Unable to compromise with the Jewish community of British Mandate Palestine after the United Nations voted to partition the country, the Arab inhabitants launched a bitter war to prevent the establishment of a Jewish state. It was a war that they could not win on their own or even with the help of the five surrounding Arab states that invaded the new Jewish state on the day of its birth.

The result of their disastrous decisions was what they have aptly termed a nakba — a “catastrophe” or “disaster.” Approximately 750,000 Arabs fled the country. While some were forced out of their homes by Israel as a result of bitter fighting, most did so voluntarily under the mistaken belief that conquering Arab forces would soon allow them to return.

Yet at the same time, Jews living in the Arab world were already finding that their already precarious status as dhimmi — or second-class citizens who were tolerated, though never granted equal rights — was also undergoing a change. Within a few years, Jewish communities that had been in existence since the first millennium or earlier were largely destroyed as riots and heightened official discrimination drove hundreds of thousands from their homes.

The totals were staggering as the Mizrahi Jewish world was forced to flee. Some 259,000 Jews left Morocco. Approximately 140,000 left Algeria and another 100,000 from neighboring Tunisia. More than 120,000 Jews fled Iraq. Elsewhere in North Africa, 38,000 fled Libya, and 75,000 from Egypt. Some 135,000 fled Iraq, 55,000 were airlifted from Yemen, while 20,000 moved out of Lebanon, and 18,000 from Syria.

The circumstances in each country varied, but the pattern was familiar. The birth of Israel, which was seen as a humiliation by Muslims who believed that none but members of their faith could govern anywhere in the region, gave an excuse to those who wished to target Jews. Nevertheless, the notion that Jewish life in the Arab world was a golden age disrupted only by Zionism is a myth.

At various points in history, the plight of Jews in the Muslim world was less awful than that faced by their co-religionists in Christian Europe. Still, to depict it as anything but one in which Jews existed at the sufferance of Muslims is fallacious. These communities had deep roots and enjoyed periods of prosperity, but Jews were rarely, if ever, fully accepted as equals. To the contrary, every period of peaceful coexistence was always punctuated with new outbursts of hatred and intolerance.

What happened in the 20th century was not a complete break with history as Arab nationalists used Jews and Zionism as scapegoats for the failings of the Muslim world. Those who spread hate against Jews found it easy to do so because such discrimination was deeply embedded in the culture of the Arab and Muslim worlds.

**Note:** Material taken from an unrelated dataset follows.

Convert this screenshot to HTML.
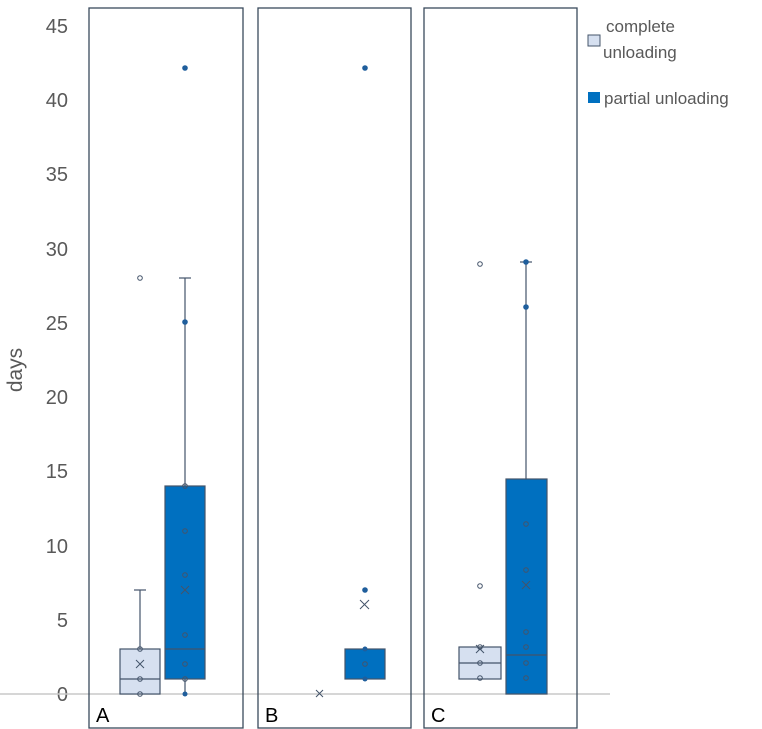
<!DOCTYPE html>
<html><head><style>body{margin:0;background:#fff}svg{display:block}</style></head><body>
<svg width="762" height="729" xmlns="http://www.w3.org/2000/svg" font-family="Liberation Sans, sans-serif">
<g fill="#595959" font-size="20" text-anchor="end">
<text x="68" y="701">0</text><text x="68" y="627">5</text><text x="68" y="553">10</text><text x="68" y="478">15</text><text x="68" y="404">20</text><text x="68" y="330">25</text><text x="68" y="256">30</text><text x="68" y="181">35</text><text x="68" y="107">40</text><text x="68" y="33">45</text>
</g>
<text transform="translate(22,370) rotate(-90)" fill="#595959" font-size="21" text-anchor="middle">days</text>
<line x1="0" y1="694" x2="610" y2="694" stroke="#c8c8c8" stroke-width="1.5"/>
<g fill="none" stroke="#3A4A5C" stroke-width="1.3">
<rect x="89" y="8" width="154" height="720"/><rect x="258" y="8" width="153" height="720"/><rect x="424" y="8" width="153" height="720"/>
</g>
<g font-size="20" fill="#000"><text x="96" y="722">A</text><text x="265" y="722">B</text><text x="431" y="722">C</text></g>
<g stroke="#44546A" stroke-width="1.2">
<line x1="140" y1="590" x2="140" y2="649"/><line x1="134" y1="590" x2="146" y2="590"/>
<rect x="120" y="649" width="40" height="45" fill="#D6E0F0"/><line x1="120" y1="679" x2="160" y2="679"/>
<line x1="185" y1="278" x2="185" y2="486"/><line x1="179" y1="278" x2="191" y2="278"/><line x1="185" y1="679" x2="185" y2="694"/>
<rect x="165" y="486" width="40" height="193" fill="#0070C0"/><line x1="165" y1="649" x2="205" y2="649"/>
<rect x="345" y="649" width="40" height="30" fill="#0070C0"/>
<rect x="459" y="647" width="42" height="32" fill="#D6E0F0"/><line x1="459" y1="663" x2="501" y2="663"/>
<line x1="526" y1="262" x2="526" y2="479"/><line x1="520" y1="262" x2="532" y2="262"/>
<rect x="506" y="479" width="41" height="215" fill="#0070C0"/><line x1="506" y1="655" x2="547" y2="655"/>
</g>
<g fill="none" stroke="#44546A" stroke-width="1">
<circle cx="140" cy="278" r="2.3"/><circle cx="140" cy="649" r="2.3"/><circle cx="140" cy="679" r="2.3"/><circle cx="140" cy="694" r="2.3"/>
<circle cx="185" cy="486" r="2.3"/><circle cx="185" cy="531" r="2.3"/><circle cx="185" cy="575" r="2.3"/><circle cx="185" cy="635" r="2.3"/><circle cx="185" cy="664" r="2.3"/><circle cx="185" cy="679" r="2.3"/>
<circle cx="365" cy="664" r="2.3"/>
<circle cx="480" cy="264" r="2.3"/><circle cx="480" cy="586" r="2.3"/><circle cx="480" cy="647" r="2.3"/><circle cx="480" cy="663" r="2.3"/><circle cx="480" cy="678" r="2.3"/>
<circle cx="526" cy="524" r="2.3"/><circle cx="526" cy="570" r="2.3"/><circle cx="526" cy="632" r="2.3"/><circle cx="526" cy="647" r="2.3"/><circle cx="526" cy="663" r="2.3"/><circle cx="526" cy="678" r="2.3"/>
<path d="M136 660l8 8M144 660l-8 8M181 586l8 8M189 586l-8 8M360 600l9 9M369 600l-9 9M316 690l7 7M323 690l-7 7M476 645l8 8M484 645l-8 8M522 581l8 8M530 581l-8 8"/>
</g>
<g fill="#1F5E9C">
<circle cx="185" cy="68" r="2.8"/><circle cx="185" cy="322" r="2.8"/><circle cx="185" cy="694" r="2.5"/>
<circle cx="365" cy="68" r="2.8"/><circle cx="365" cy="590" r="2.8"/><circle cx="365" cy="649" r="2.5"/><circle cx="365" cy="679" r="2.5"/>
<circle cx="526" cy="262" r="2.8"/><circle cx="526" cy="307" r="2.8"/>
</g>
<rect x="588" y="35" width="12" height="11" fill="#D6E0F0" stroke="#44546A"/>
<rect x="588" y="92" width="12" height="11" fill="#0070C0"/>
<g fill="#595959" font-size="17">
<text x="606" y="32">complete</text><text x="603" y="58">unloading</text><text x="604" y="104">partial unloading</text>
</g>
</svg>
</body></html>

While we should mourn the destruction of these communities, the emigration of so many of their members to Israel enabled their culture and learning to flourish anew in a country where they were truly at home. And even though these immigrants suffered from discrimination at the hands of Ashkenazi elites, today their descendants constitute a majority of the Israeli Jewish population.

That’s why, in addition to the fact that Israel is a democracy where equal rights are guaranteed under law, the notion that it is an apartheid state is a big lie. The Jews from the Arab and Muslim worlds, as well as those who came out of Ethiopia, are “people of color” as defined by those who see the world exclusively through a racial lens. Those who buy into intersectional ideology that sees the Palestinian war on Israel as akin to the struggle for civil rights in the United States are dead wrong.

We should learn the stories of these communities not just because doing so puts the suffering of the Palestinians into context, or because it also demonstrates the wrongs committed by Arabs and Muslims in the course of their war on Israel. Their heritage, which is integral to the culture of the Jewish state whose life they have enriched, is deserving of study and honor. Learning the history of these refugees is also a necessary response to those who accept the Palestinian nakba narrative. Once you recognize that the Palestinians weren’t the only refugees in the Middle East, the arguments of those who claim that their plight means that Israel has no right to exist are exposed as transparent falsehoods.